The phrase ‘‘ahead of their time’’ comes up a good deal in dis­cus­sion with the ac­tors and di­rec­tor.

‘‘They were all very in­tel­li­gent for­ward think­ing peo­ple,’’ says Evans. They hid the way they lived, but scan­dal caught up with them; the Marstons lost their jobs and the clan had to move to an­other town.

‘‘Ob­vi­ously they were con­form­ing to the stan­dards of the 1920s and 30s – very prim and proper,’’ he adds.

But it is fair to say that the menage-a-trois is still tricky ter­ri­tory.

Marston has been re­viled both as a crack­pot for his views on fe­male dom­i­nance – he of­ten said women should rule the world – and by both left and right as a sex pest who preyed on his young stu­dents. Christie Marston, one of his grand­chil­dren, has chal­lenged this; she also says the film gets the women wrong.

In an in­ter­view with Forbes mag­a­zine, Christie Marston said she spent a lot of time with her grand­mother Elizabeth, who had never hinted at hav­ing had a sex­ual re­la­tion­ship with Olive Byrne. ‘‘The re­la­tion­ship be­tween Gram [Elizabeth Marston] and Dots [Olive Byrne] is wrong; they were as sis­ters, not lovers.’’

They brought up their chil­dren to­gether, she said, be­cause it made sense eco­nom­i­cally. ‘‘Aside from the fact they lived to­gether all their lives, there is not that much known about them,’’ says Heath­cote. ‘‘There are a few facts and the rest Angela came up with. It was her in­ter­pre­ta­tion of events.’’

But per­haps the truth doesn’t es­pe­cially mat­ter. The dream of liv­ing dif­fer­ently, even dan­ger­ously, echoes the mar­vels of Won­der Woman’s Par­adise Is­land, where strong women were in charge and there were no wars and no lies.

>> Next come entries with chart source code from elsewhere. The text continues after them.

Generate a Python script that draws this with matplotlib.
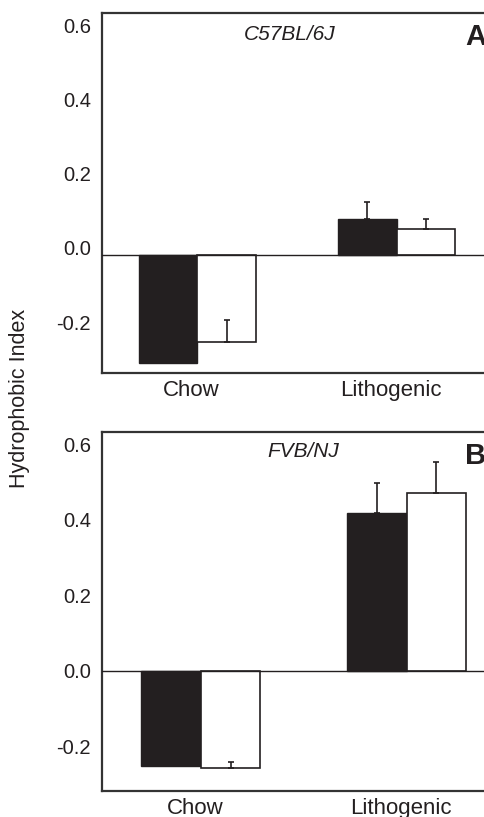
import matplotlib
matplotlib.use("Agg")
import matplotlib.pyplot as plt
from matplotlib.transforms import ScaledTranslation
import numpy as np

plt.rcParams['font.family'] = ['Liberation Sans', 'DejaVu Sans']

diets = ["Chow", "Lithogenic"]
strains = ["C57BL/6J", "FVB/NJ"]
panel_tags = ["A", "B"]

# hydrophobic index, black bars / white bars, per strain
black_vals = [[-0.290, 0.098], [-0.253, 0.419]]
black_err = [[0.0, 0.044], [0.0, 0.078]]
white_vals = [[-0.235, 0.071], [-0.259, 0.472]]
white_err = [[0.060, 0.026], [0.018, 0.081]]

yticks = [-0.2, 0.0, 0.2, 0.4, 0.6]

fig = plt.figure(figsize=(4.85, 8.17), dpi=100)

# per-panel layout (figure fractions) and limits
rects = [[0.2103, 0.5431, 0.80, 0.4406], [0.2103, 0.0322, 0.80, 0.4394]]
ylims = [(-0.319, 0.651), (-0.318, 0.634)]
xlims = [(-0.478, 1.468), (-0.481, 1.405)]
widths = [0.293, 0.289]
label_shift = [7, 0]   # tick labels in panel A sit a bit above their values
strain_pos = [(0.485, 0.94), (0.518, 0.944)]

for i in range(2):
    ax = fig.add_axes(rects[i])
    x = np.arange(len(diets))
    w = widths[i]
    ax.bar(x - w / 2, black_vals[i], w, color="#231f20", edgecolor="#231f20",
           linewidth=1, zorder=2)
    ax.bar(x + w / 2, white_vals[i], w, color="white", edgecolor="#231f20",
           linewidth=1.2, zorder=2)
    ax.errorbar(x - w / 2, black_vals[i], yerr=[np.zeros(2), black_err[i]],
                fmt="none", ecolor="#231f20", elinewidth=1.2, capsize=2,
                capthick=1.2, zorder=4)
    ax.errorbar(x + w / 2, white_vals[i], yerr=[np.zeros(2), white_err[i]],
                fmt="none", ecolor="#231f20", elinewidth=1.2, capsize=2,
                capthick=1.2, zorder=4)
    ax.axhline(0, color="#231f20", linewidth=1, zorder=3)

    ax.set_xlim(*xlims[i])
    ax.set_ylim(*ylims[i])
    ax.set_yticks(yticks)
    ax.set_yticklabels(["%.1f" % v for v in yticks])
    ax.set_xticks(x)
    ax.set_xticklabels(diets, fontsize=16)
    ax.tick_params(axis="y", length=0, pad=8, labelsize=14.5, colors="#231f20")
    ax.tick_params(axis="x", length=0, pad=5, colors="#231f20")
    for lab in ax.get_yticklabels():
        lab.set_transform(lab.get_transform() +
                          ScaledTranslation(0, label_shift[i] / 100., fig.dpi_scale_trans))
    for lab in ax.get_xticklabels():
        lab.set_transform(lab.get_transform() +
                          ScaledTranslation(-6 / 100., 0, fig.dpi_scale_trans))

    for s in ["left", "bottom", "top"]:
        ax.spines[s].set_linewidth(1.6)
        ax.spines[s].set_color("#333333")
    ax.spines["right"].set_visible(False)

    ax.text(strain_pos[i][0], strain_pos[i][1], strains[i], transform=ax.transAxes,
            ha="center", va="center", fontsize=15, style="italic", color="#231f20")
    ax.text(0.936, 0.972, panel_tags[i], transform=ax.transAxes, ha="left", va="top",
            fontsize=21, fontweight="bold", color="#231f20")

fig.text(0.041, 0.512, "Hydrophobic Index", rotation=90, ha="center", va="center",
         fontsize=15.5, color="#231f20")

fig.savefig("out.png", dpi=100)
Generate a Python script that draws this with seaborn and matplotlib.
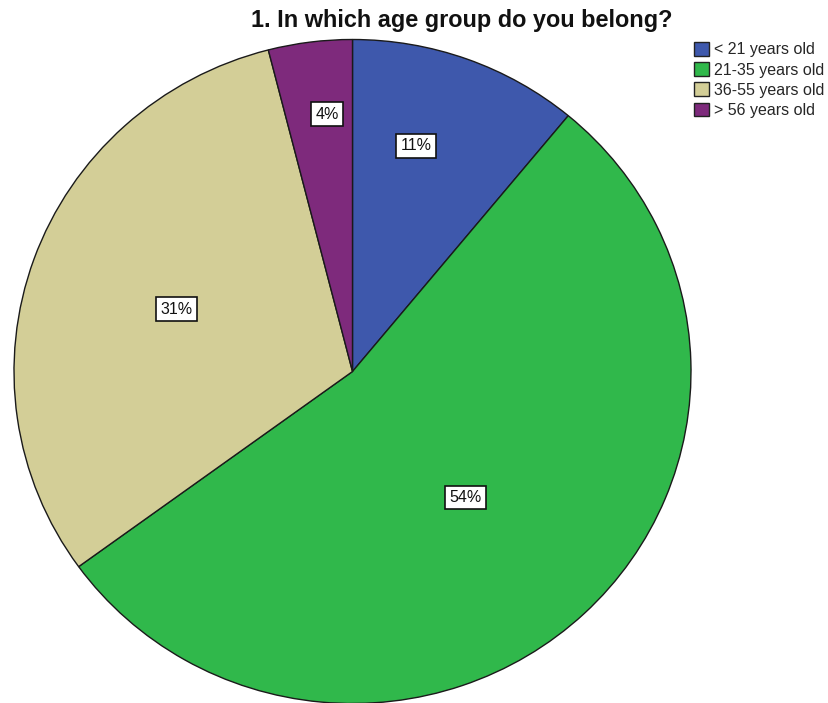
import matplotlib
matplotlib.use("Agg")
import matplotlib.pyplot as plt
import matplotlib.patches as mpatches
import numpy as np
import seaborn as sns

# ---- data ----
categories = ["< 21 years old", "21-35 years old", "36-55 years old", "> 56 years old"]
percentages = [11, 54, 31, 4]
title = "1. In which age group do you belong?"

# ---- style / layout ----
sns.set_theme(style="white")
plt.rcParams["font.family"] = ["Liberation Sans", "DejaVu Sans"]
colors = sns.color_palette(["#3E58AC", "#30B84B", "#D3CE97", "#7E2A7C"])
label_radius = [0.705, 0.505, 0.553, 0.779]   # radial position of each % box
label_frac = [0.39, 0.51, 0.50, 0.615]        # angular position inside each wedge

W, H = 829, 703
fig = plt.figure(figsize=(W / 100, H / 100), dpi=100)
cx, cy, rx, ry = 352.5, 371.5, 338.5, 332.0
ax = fig.add_axes([(cx - rx) / W, 1 - (cy + ry) / H, 2 * rx / W, 2 * ry / H])

wedges, _ = ax.pie(
    percentages,
    colors=colors,
    startangle=90,
    counterclock=False,
    radius=1.0,
    wedgeprops=dict(edgecolor="#1a1a1a", linewidth=1.0),
)
ax.set_xlim(-1.0, 1.0)
ax.set_ylim(-1.0, 1.0)
ax.set_aspect("auto")
ax.axis("off")

total = float(sum(percentages))
cum = 0.0
for p, r, f in zip(percentages, label_radius, label_frac):
    a0 = 90 - 360 * cum / total
    a1 = 90 - 360 * (cum + p) / total
    cum += p
    ang = np.deg2rad(a0 + f * (a1 - a0))
    ax.text(r * np.cos(ang), r * np.sin(ang), f"{p}%", ha="center", va="center",
            fontsize=11.5, color="#111111",
            bbox=dict(boxstyle="square,pad=0.27", facecolor="white", edgecolor="#111111", linewidth=1.2))

fig.text(462 / W, 1 - 21 / H, title, ha="center", va="center",
         fontsize=16.9, fontweight="bold", color="#111111")

handles = [mpatches.Patch(facecolor=c, edgecolor="#222222", linewidth=1.0) for c in colors]
fig.legend(handles, categories, loc="upper left", bbox_to_anchor=(694 / W, 1 - 42 / H),
           frameon=False, fontsize=11.5, handlelength=0.95, handleheight=0.95,
           handletextpad=0.3, labelspacing=0.3, borderpad=0, borderaxespad=0)

fig.savefig("out.png", dpi=100)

‘‘All the other su­per-he­roes were about vengeance or about right ver­sus wrong,’’ says Robinson. ‘‘But Won­der Woman was re­ally a plea to stop war and stop the mad­ness. And I think with the po­lit­i­cal sit­u­a­tion we’re in right now, that res­onates even louder.’’ – The Age

❚ Pro­fes­sor Marston and the Won­der Women (R13) opens in New Zealand cin­e­mas on November 16.

Gal Gadot’s pop­u­lar bigscreen it­er­a­tion of Won­der Woman re­turns to cin­e­mas this week in Jus­tice League.